SEFFNER, Fla. -- A sinkhole 20 feet across and 20 feet deep opened up under a man's bedroom and swallowed him up without a trace, taking his bed, TV set and dresser, too, as he screamed for help.
Jeff Bush, 37, was presumed dead after the concrete floor caved in about 11 p.m. Thursday as everyone in the house was turning in for the night. It gave way with a loud crash that brought his brother running.
Jeremy Bush said he jumped into the hole but couldn't see his brother and had to be rescued himself by a sheriff's deputy who reached out and pulled him to safety as the ground crumbled around him.
"The floor was still giving in and the dirt was still going down, but I didn't care.

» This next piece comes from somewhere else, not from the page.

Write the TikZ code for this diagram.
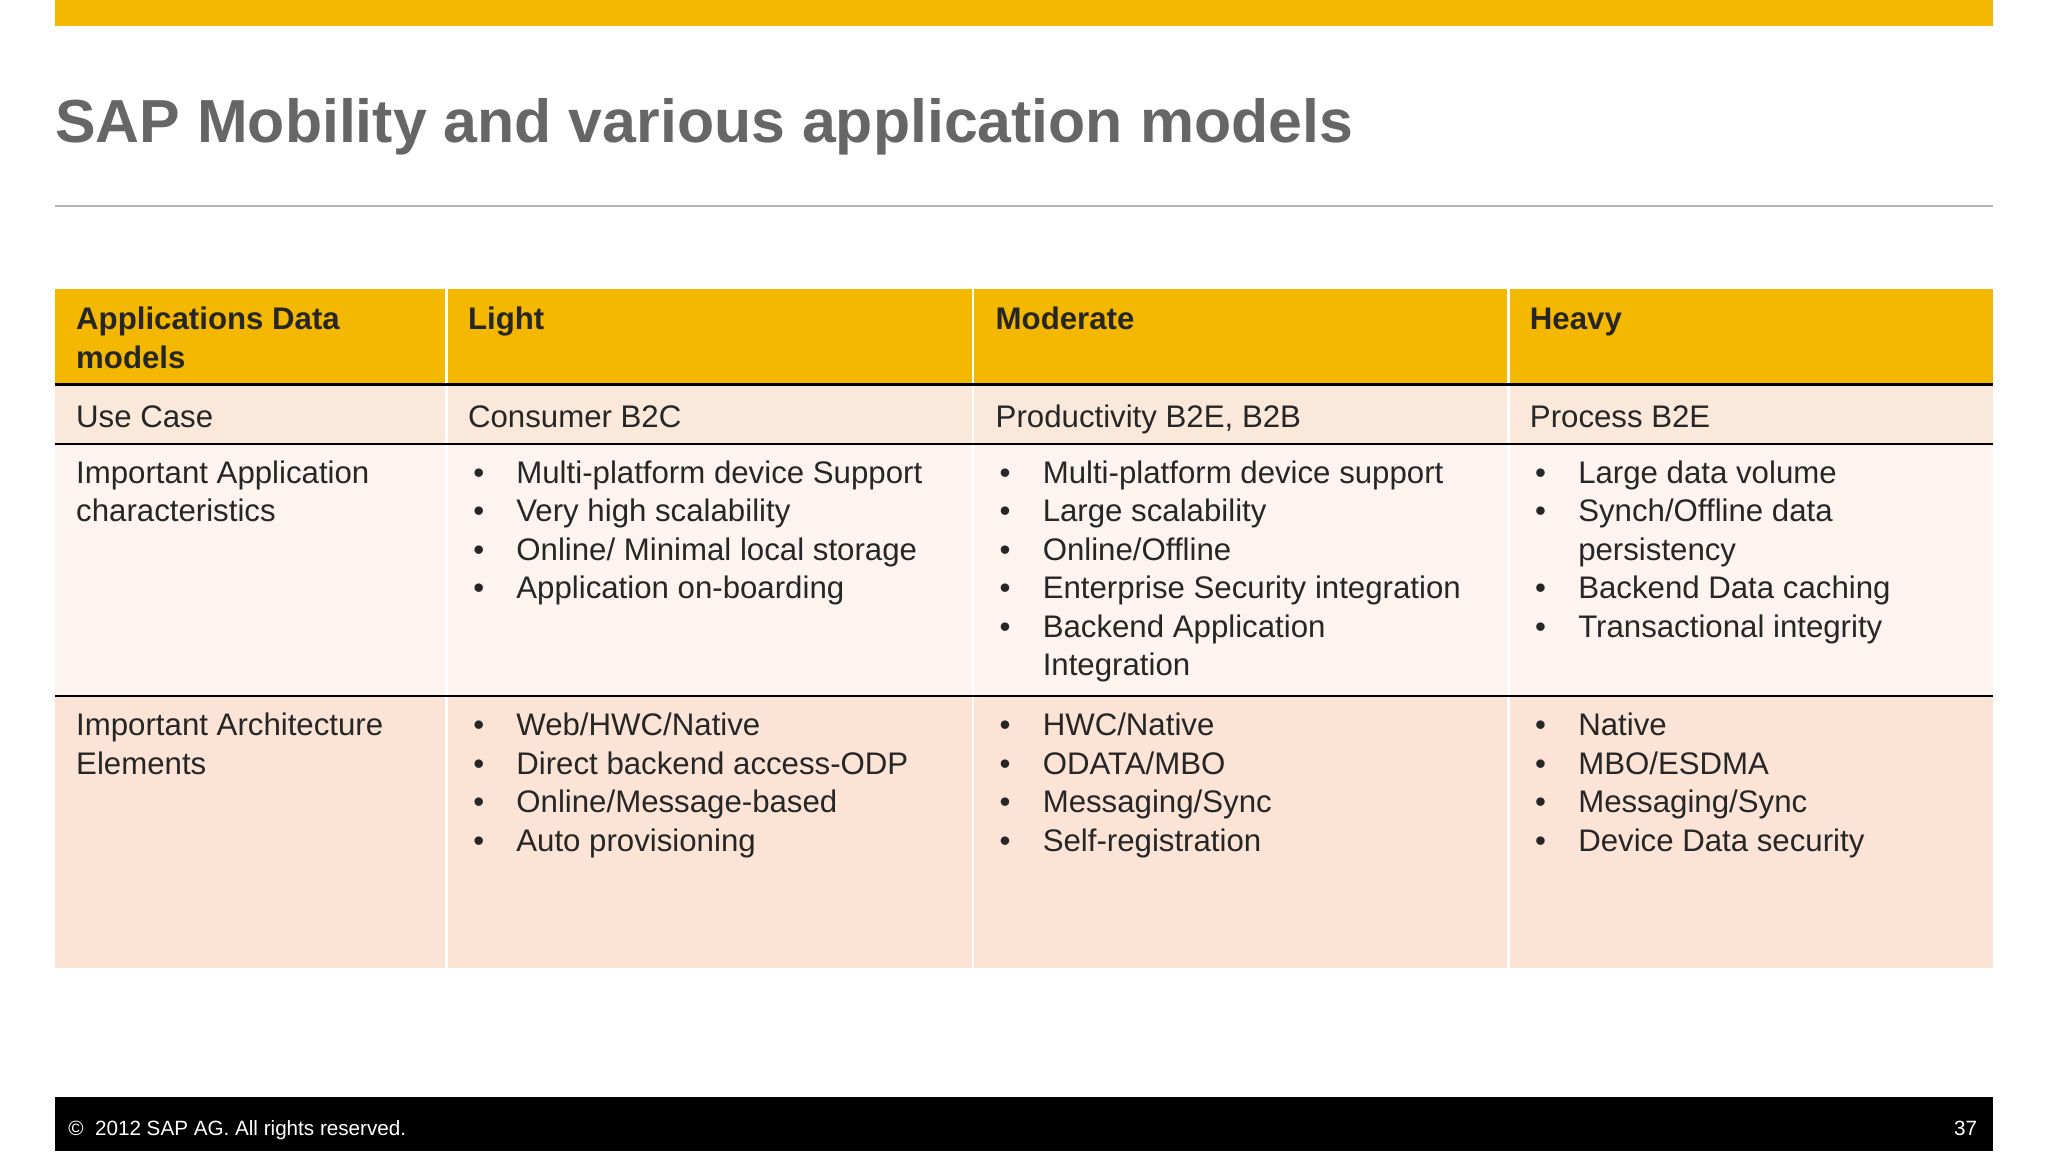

I wanted to save my brother," Jeremy Bush, 36, said through tears Friday in a neighbor's yard. "But I just couldn't do nothing."
He added: "I could swear I heard him hollering my name to help him."
Officials lowered equipment into the sinkhole and saw no signs of life, said Hillsborough County Fire Rescue spokeswoman Jessica Damico.
The dresser and the TV set had vanished down the hole.
"All I could see was the cable wire running from the TV going down into the hole. I saw a corner of the bed and a corner of the box spring and the frame of the bed," Jeremy Bush said.
Engineers worked to determine whether the ground was stable enough to support heavy machinery to help them recover the body. They said they may have to demolish the small, sky-blue house, even though from the outside, there appeared to be nothing wrong with the four-bedroom, concrete-wall structure, built in 1974.
Florida is prone to sinkholes because below ground is limestone, a porous rock that easily dissolves in water. A sinkhole near Orlando grew to 400 feet across in 1981 and devoured property valued at $2 million, five sports cars, most of two businesses, a three-bedroom house and the deep end of an Olympic-size swimming pool.
Florida law requires that home insurers provide sinkhole coverage
Jeremy Bush said someone came out to the home a couple of months ago to check for sinkholes and other things, apparently for insurance purposes. "He said there was nothing wrong with the house. Nothing. And a couple of months later, my brother dies. In a sinkhole," Bush said.
Six people were at the home at the time, including Jeremy Bush's wife and his 2-year-old daughter. The brothers worked maintenance jobs, including picking up trash along highways.